On Castro Street, police started making random identification searches. For the first time in years, uniformed officers started appearing in gay bars during peak hours to undertake such important business as checking pinball licenses. Gain no longer had control of his officers, activists feared, and the police were reverting to the harassment of years past. The stories coming from all corners of the city's gay community later had politicos terming the months after the assassinations “the winter of our discontent.”

*   *   *

Nobody works on New Year's Eve.

Harry Britt glanced at his clock; it was 11:30
P.M.
on New Year's Eve. He couldn't believe Mayor Feinstein was working at that time on that day, but there she was on the phone, asking Harry if he could drop by her Pacific Heights home to discuss Harvey's replacement. By now, some five weeks after the killings, Harvey's aides were convinced that they had lost the seat to the moderates. Though they still ostensibly backed Anne, they were desperately floating trial balloons for other candidates. Harry could tell that he had impressed both Feinstein and her fiancé Richard Blum, who seemed to have a major role in the mayor's decision making. He was at Feinstein's door at what seemed a most ungodly hour the next morning. Over coffee, the mayor wondered aloud if she should appoint a caretaker replacement. A federal employee who was unknown to gay political activists had caught her favor and she was eager to appoint him. Britt counseled that it would be politically foolish to lose control of the seat by appointing someone who would never turn into a gay leader and help promote Feinstein's own election in November. Who was Britt's second choice, after Kronenberg? Feinstein asked. Harry refused to forward any other names. The mayor pressed further. “If I can't appoint Anne, who should I appoint?”

Harry suggested another name from Harvey's list—his.

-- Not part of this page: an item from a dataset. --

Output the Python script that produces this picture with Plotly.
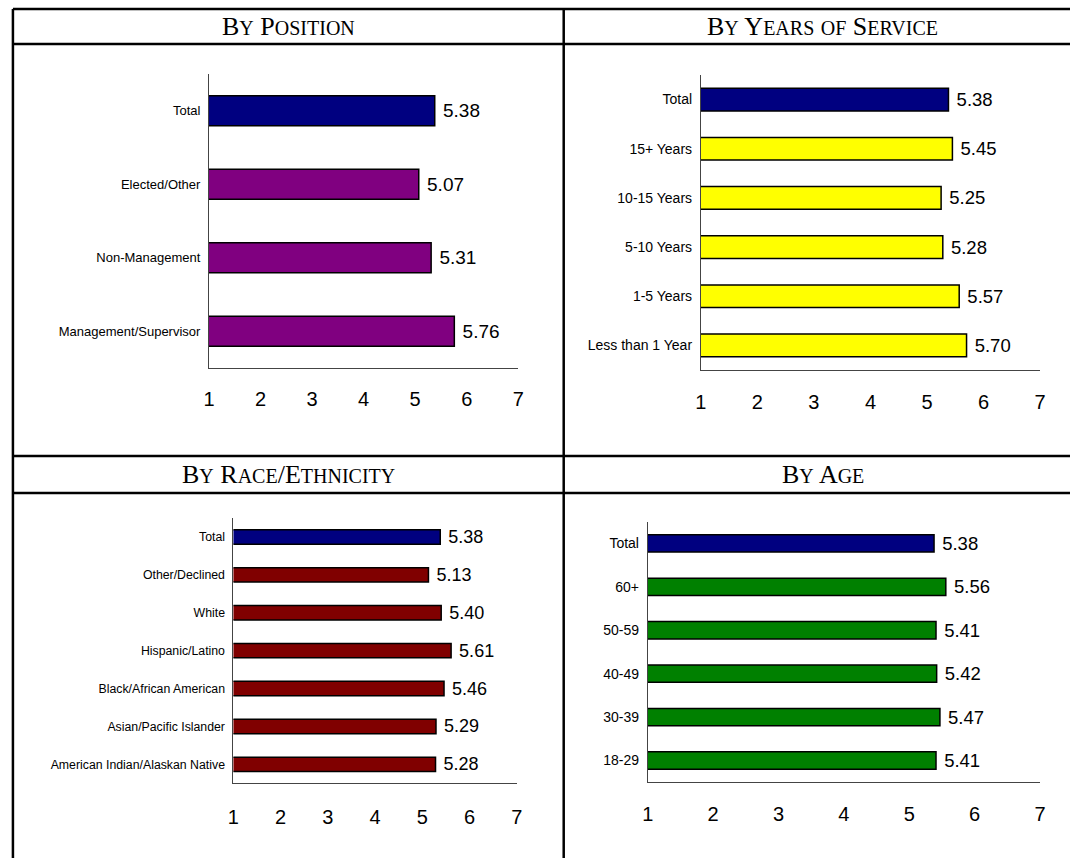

As soon as news surfaced that Feinstein was seriously considering Britt for supervisor, gay moderates spread rumors that he was a communist, a member of the Socialist Workers Party. Pabich, Rivaldo, and Britt corralled all the Democratic leaders they could to make one point: Harry was a Democrat. They also struggled to fabricate a respectable image for Harry. Though he was now more apt to be found at meetings of the local Gay Atheist League than at MYF gatherings, Britt's backers highlighted Harry's background as a Methodist preacher. Though his politics indeed lay at the socialist end of the spectrum, he now was presented as a stolid Democrat. Harry was no homosexual militant, but a Texas-bred, soft-spoken minister who would bring mature leadership to the gay community. They would promise Feinstein his loyalty and support—anything to keep the seat. The strategy often stepped over the line between politicking and deception—and it worked. On Thursday, January 8—almost one year after Harvey Milk and Jack Lira had led the inaugural march from Castro Street to City Hall—Feinstein and Britt held a joint press conference to announce that Harry Britt, Jr., would be the new supervisor from District 5.

Anne went into seclusion. Her lesbian friends had long told her that in the end, the gay men would screw her over and now, she was convinced they had been right. Her original backers, who had defected to Britt, felt Anne missed the point. The necessity was not to get Anne or any specific individual in Harvey's seat, but simply to get someone committed to Harvey's progressive and militant gay politics. Anne had been plucked from obscurity and essentially created and marketed, the way a company markets a new laundry soap, they felt. She shouldn't take the defeat personally. With this analysis, the aides closest to Harvey had taken their first steps away from Milk's ward politics. They had learned that once you have power, you don't have to bother spending years to stake out a score of stands on a score of issues; candidates can be created and marketed and imbued with the power that connections and political savvy can bring. Harvey had brought them this power. Now it was theirs to use.